[Charts and diagrams as code]
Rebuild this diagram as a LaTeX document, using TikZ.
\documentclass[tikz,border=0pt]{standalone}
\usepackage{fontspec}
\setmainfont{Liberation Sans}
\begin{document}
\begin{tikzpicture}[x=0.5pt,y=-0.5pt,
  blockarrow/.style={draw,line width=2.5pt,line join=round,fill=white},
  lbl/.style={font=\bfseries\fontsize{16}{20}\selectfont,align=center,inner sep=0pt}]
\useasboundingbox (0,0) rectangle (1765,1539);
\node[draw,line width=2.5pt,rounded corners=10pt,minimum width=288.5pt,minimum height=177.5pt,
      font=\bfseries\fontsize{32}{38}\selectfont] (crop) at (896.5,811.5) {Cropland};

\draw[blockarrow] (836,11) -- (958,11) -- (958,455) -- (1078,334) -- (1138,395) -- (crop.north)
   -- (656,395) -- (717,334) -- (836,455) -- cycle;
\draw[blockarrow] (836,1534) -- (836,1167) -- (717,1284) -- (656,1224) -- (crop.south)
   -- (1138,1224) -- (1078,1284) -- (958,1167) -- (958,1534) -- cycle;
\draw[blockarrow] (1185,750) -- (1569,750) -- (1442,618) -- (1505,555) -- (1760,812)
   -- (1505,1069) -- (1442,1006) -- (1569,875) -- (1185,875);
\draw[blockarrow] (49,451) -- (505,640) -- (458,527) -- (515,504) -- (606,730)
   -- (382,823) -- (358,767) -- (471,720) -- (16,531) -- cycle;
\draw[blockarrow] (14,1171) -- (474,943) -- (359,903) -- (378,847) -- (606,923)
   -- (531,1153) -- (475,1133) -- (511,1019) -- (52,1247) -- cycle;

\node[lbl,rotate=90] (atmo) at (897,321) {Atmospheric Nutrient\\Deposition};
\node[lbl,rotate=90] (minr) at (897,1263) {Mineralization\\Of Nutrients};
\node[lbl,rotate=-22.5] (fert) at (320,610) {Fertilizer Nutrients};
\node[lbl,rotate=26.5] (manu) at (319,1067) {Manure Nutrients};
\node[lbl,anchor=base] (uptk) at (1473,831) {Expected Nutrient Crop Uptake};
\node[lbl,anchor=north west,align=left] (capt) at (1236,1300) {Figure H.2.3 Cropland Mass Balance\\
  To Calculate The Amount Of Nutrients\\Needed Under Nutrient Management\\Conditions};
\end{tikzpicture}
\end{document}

...

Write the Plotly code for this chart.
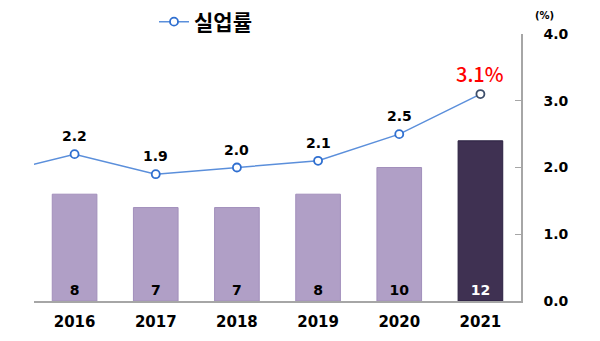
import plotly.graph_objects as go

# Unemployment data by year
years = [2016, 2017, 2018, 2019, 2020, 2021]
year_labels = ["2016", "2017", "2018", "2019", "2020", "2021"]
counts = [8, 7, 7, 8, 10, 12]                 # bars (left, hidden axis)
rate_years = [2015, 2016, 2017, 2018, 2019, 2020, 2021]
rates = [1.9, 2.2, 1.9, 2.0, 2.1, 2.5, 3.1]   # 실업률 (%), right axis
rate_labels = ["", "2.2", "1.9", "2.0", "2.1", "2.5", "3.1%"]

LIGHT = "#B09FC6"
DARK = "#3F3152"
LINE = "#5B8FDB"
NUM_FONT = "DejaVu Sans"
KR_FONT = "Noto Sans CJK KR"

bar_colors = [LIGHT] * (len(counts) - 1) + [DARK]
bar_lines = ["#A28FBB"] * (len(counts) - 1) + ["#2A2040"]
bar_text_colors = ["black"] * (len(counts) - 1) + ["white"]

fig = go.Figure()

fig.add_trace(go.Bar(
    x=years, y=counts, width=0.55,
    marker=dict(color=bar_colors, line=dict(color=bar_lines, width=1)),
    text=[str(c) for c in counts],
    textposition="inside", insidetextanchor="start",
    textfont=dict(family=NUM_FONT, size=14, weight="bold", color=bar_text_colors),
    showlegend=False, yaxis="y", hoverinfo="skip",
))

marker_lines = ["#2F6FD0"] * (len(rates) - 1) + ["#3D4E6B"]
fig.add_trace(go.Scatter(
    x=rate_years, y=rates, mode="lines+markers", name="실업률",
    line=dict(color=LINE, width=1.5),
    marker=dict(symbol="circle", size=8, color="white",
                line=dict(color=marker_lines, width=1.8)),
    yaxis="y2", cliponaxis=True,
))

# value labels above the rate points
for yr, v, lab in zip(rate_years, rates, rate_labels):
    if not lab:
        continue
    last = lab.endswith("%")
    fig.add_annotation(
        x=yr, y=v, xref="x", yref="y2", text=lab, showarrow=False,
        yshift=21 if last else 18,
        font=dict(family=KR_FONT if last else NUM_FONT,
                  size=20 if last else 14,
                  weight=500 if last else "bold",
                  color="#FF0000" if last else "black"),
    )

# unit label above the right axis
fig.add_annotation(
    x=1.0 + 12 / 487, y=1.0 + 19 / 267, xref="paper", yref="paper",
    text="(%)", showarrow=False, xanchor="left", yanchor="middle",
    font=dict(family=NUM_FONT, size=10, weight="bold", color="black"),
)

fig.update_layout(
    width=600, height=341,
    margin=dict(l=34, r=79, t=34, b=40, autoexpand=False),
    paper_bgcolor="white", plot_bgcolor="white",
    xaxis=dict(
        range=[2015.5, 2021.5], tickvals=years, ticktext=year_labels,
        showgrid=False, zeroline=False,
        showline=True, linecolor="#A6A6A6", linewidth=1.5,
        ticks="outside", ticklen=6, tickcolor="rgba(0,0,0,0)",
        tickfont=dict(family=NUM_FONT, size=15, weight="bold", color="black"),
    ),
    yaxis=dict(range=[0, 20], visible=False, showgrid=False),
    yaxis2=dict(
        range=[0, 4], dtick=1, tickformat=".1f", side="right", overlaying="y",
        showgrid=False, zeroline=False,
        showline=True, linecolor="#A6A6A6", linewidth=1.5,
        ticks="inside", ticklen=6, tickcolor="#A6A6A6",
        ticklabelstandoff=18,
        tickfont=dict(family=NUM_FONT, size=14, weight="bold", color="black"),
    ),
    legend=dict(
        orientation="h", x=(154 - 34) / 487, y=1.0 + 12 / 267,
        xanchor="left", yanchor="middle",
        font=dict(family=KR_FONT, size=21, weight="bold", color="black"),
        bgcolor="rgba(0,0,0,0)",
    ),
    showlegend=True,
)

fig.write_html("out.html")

What to do
In the listing above, locate the line containing "Rebuild this diagram" and the line containing "(crop) at (896.5,811.5)", then transcribe both and every line between them verbatim.

Result of this task
Rebuild this diagram as a LaTeX document, using TikZ.
\documentclass[tikz,border=0pt]{standalone}
\usepackage{fontspec}
\setmainfont{Liberation Sans}
\begin{document}
\begin{tikzpicture}[x=0.5pt,y=-0.5pt,
  blockarrow/.style={draw,line width=2.5pt,line join=round,fill=white},
  lbl/.style={font=\bfseries\fontsize{16}{20}\selectfont,align=center,inner sep=0pt}]
\useasboundingbox (0,0) rectangle (1765,1539);
\node[draw,line width=2.5pt,rounded corners=10pt,minimum width=288.5pt,minimum height=177.5pt,
      font=\bfseries\fontsize{32}{38}\selectfont] (crop) at (896.5,811.5) {Cropland};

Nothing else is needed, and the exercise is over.